** WHAT THE TASK ASKS **
Exactly the lines from the start of the data below through the line that contains "FONT = ['Liberation Sans', 'DejaVu Sans']" are to be copied, with pictures left out.

** DATA SHOWN **
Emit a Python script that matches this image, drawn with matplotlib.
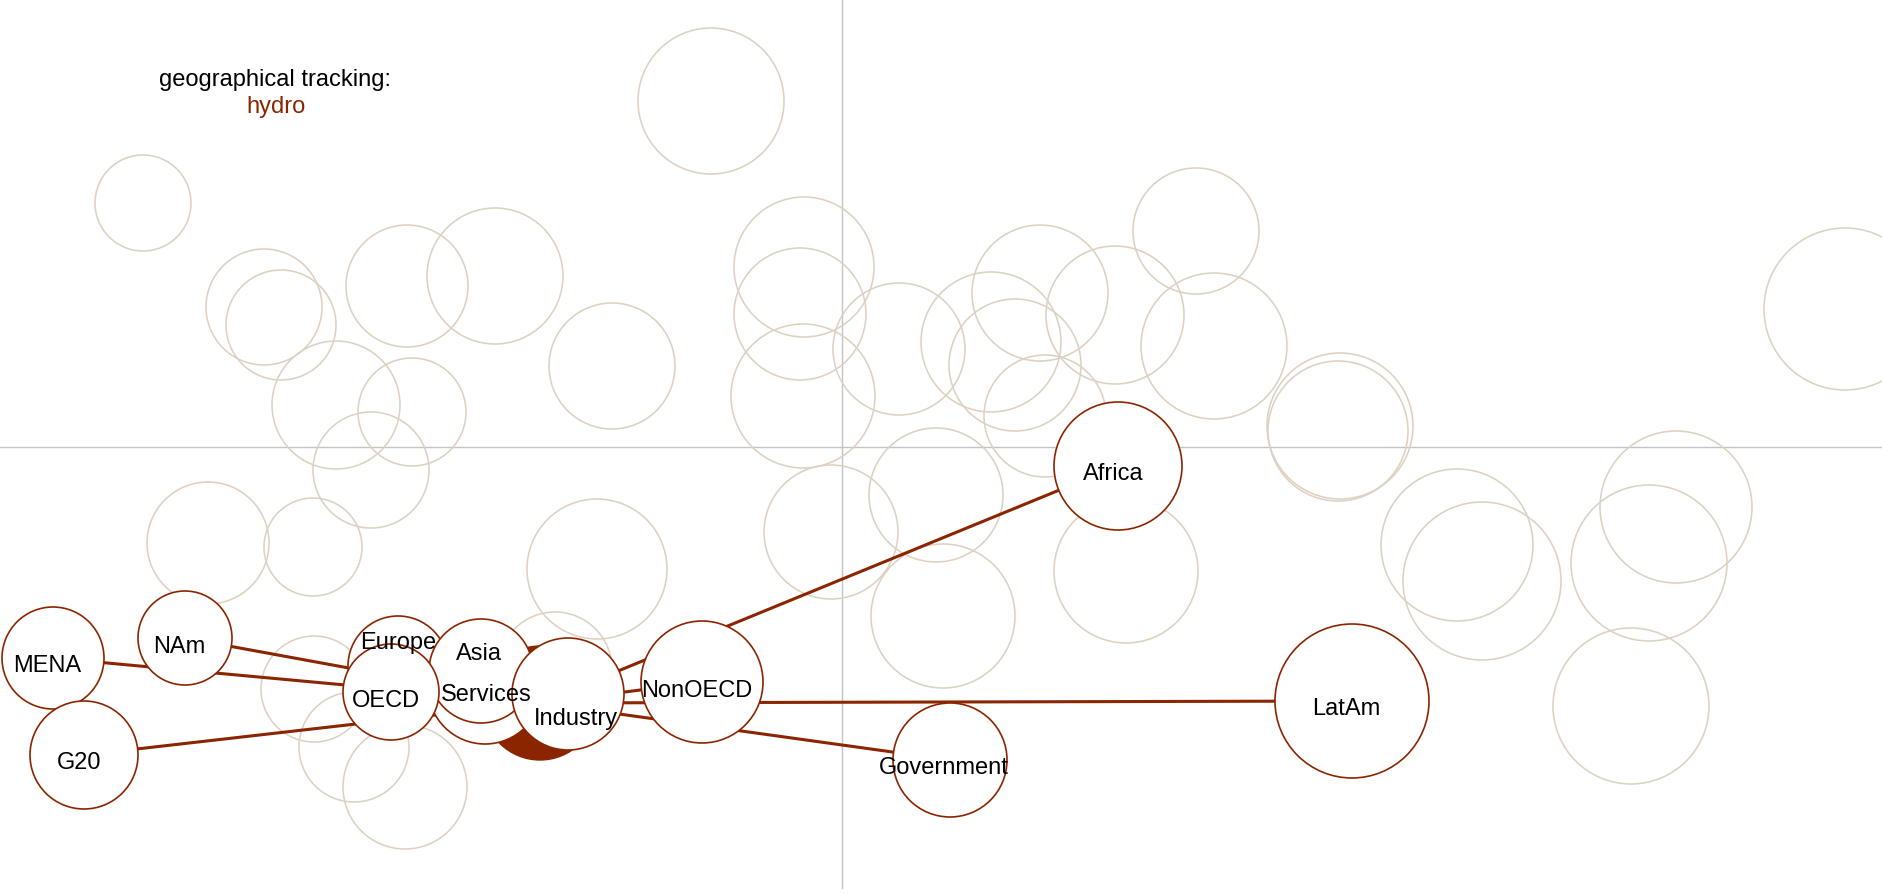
import matplotlib
matplotlib.use('Agg')
import matplotlib.pyplot as plt
from matplotlib.patches import Circle

W, H = 1883, 895
DARK = '#8b2500'
BEIGE = '#ddd1c3'
AXIS = '#c4c4c4'
FONT = ['Liberation Sans', 'DejaVu Sans']

# untracked nodes (layout units, y grows downwards)
bg_x = [711, 143, 264, 281, 407, 495, 336, 412, 371, 612, 804, 800, 803, 899,
        1040, 991, 1015, 1045, 1115, 1196, 1214, 1340, 1338, 1845, 208, 313,
        597, 831, 936, 943, 1126, 1457, 1482, 1676, 1649, 1631, 314, 354, 405, 555]
bg_y = [102, 204, 308, 326, 287, 277, 406, 413, 471, 367, 268, 315, 397, 350,
        294, 343, 366, 417, 316, 232, 347, 427, 432, 310, 544, 548,
        570, 533, 496, 617, 572, 546, 582, 508, 564, 707, 690, 748, 788, 670]
bg_r = [73, 48, 58, 55, 61, 68, 64, 54, 58, 63, 70, 66, 72, 66,
        68, 70, 66, 61, 69, 63, 73, 73, 70, 81, 61, 49,
        70, 67, 67, 72, 72, 76, 79, 76, 78, 78, 53, 55, 62, 57]

# tracked node and the nodes linked to it
hub_name = 'hydro'
hub_x, hub_y, hub_r = 540, 704, 57

names = ['MENA', 'G20', 'NAm', 'Services', 'Europe', 'Asia', 'OECD', 'Industry',
         'NonOECD', 'Government', 'LatAm', 'Africa']
node_x = [53, 84, 185, 485, 398, 481, 391, 568, 702, 950, 1352, 1118]
node_y = [659, 756, 639, 688, 667, 672, 693, 695, 683, 761, 702, 467]
node_r = [51, 54, 47, 57, 50, 52, 48, 56, 61, 57, 77, 64]
label_x = [47, 79, 179, 486, 398, 479, 386, 576, 697, 944, 1346, 1113]
label_y = [664, 761, 645, 693, 641, 652, 699, 717, 689, 766, 707, 472]

origin_x, origin_y = 842, 448

fig = plt.figure(figsize=(W / 100, H / 100), dpi=100)
ax = fig.add_axes([0, 0, 1, 1])
ax.set_xlim(0, W)
ax.set_ylim(H, 0)
ax.axis('off')

ax.plot([origin_x, origin_x], [0, 889], color=AXIS, lw=1.0, zorder=1)
ax.plot([0, W], [origin_y, origin_y], color=AXIS, lw=1.0, zorder=1)

for x, y, r in zip(bg_x, bg_y, bg_r):
    ax.add_patch(Circle((x, y), r, fill=False, ec=BEIGE, lw=1.15, zorder=2))

for x, y in zip(node_x, node_y):
    ax.plot([hub_x, x], [hub_y, y], color=DARK, lw=2.2, zorder=3,
            solid_capstyle='butt')

ax.add_patch(Circle((hub_x, hub_y), hub_r, fc=DARK, ec=DARK, lw=1.0, zorder=4))

for i, (x, y, r) in enumerate(zip(node_x, node_y, node_r)):
    ax.add_patch(Circle((x, y), r, fc='white', ec=DARK, lw=1.2, zorder=5 + i * 0.01))

for name, x, y in zip(names, label_x, label_y):
    ax.text(x, y + 8, name, ha='center', va='baseline', fontsize=17,
            family=FONT, color='black', zorder=10)

ax.text(275, 86, 'geographical tracking:', ha='center', va='baseline',
        fontsize=17, family=FONT, color='black', zorder=10)
ax.text(276, 113, hub_name, ha='center', va='baseline',
        fontsize=17, family=FONT, color=DARK, zorder=10)

fig.savefig('out.png', dpi=100, facecolor='white')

** WRITTEN ANSWER **
Emit a Python script that matches this image, drawn with matplotlib.
import matplotlib
matplotlib.use('Agg')
import matplotlib.pyplot as plt
from matplotlib.patches import Circle

W, H = 1883, 895
DARK = '#8b2500'
BEIGE = '#ddd1c3'
AXIS = '#c4c4c4'
FONT = ['Liberation Sans', 'DejaVu Sans']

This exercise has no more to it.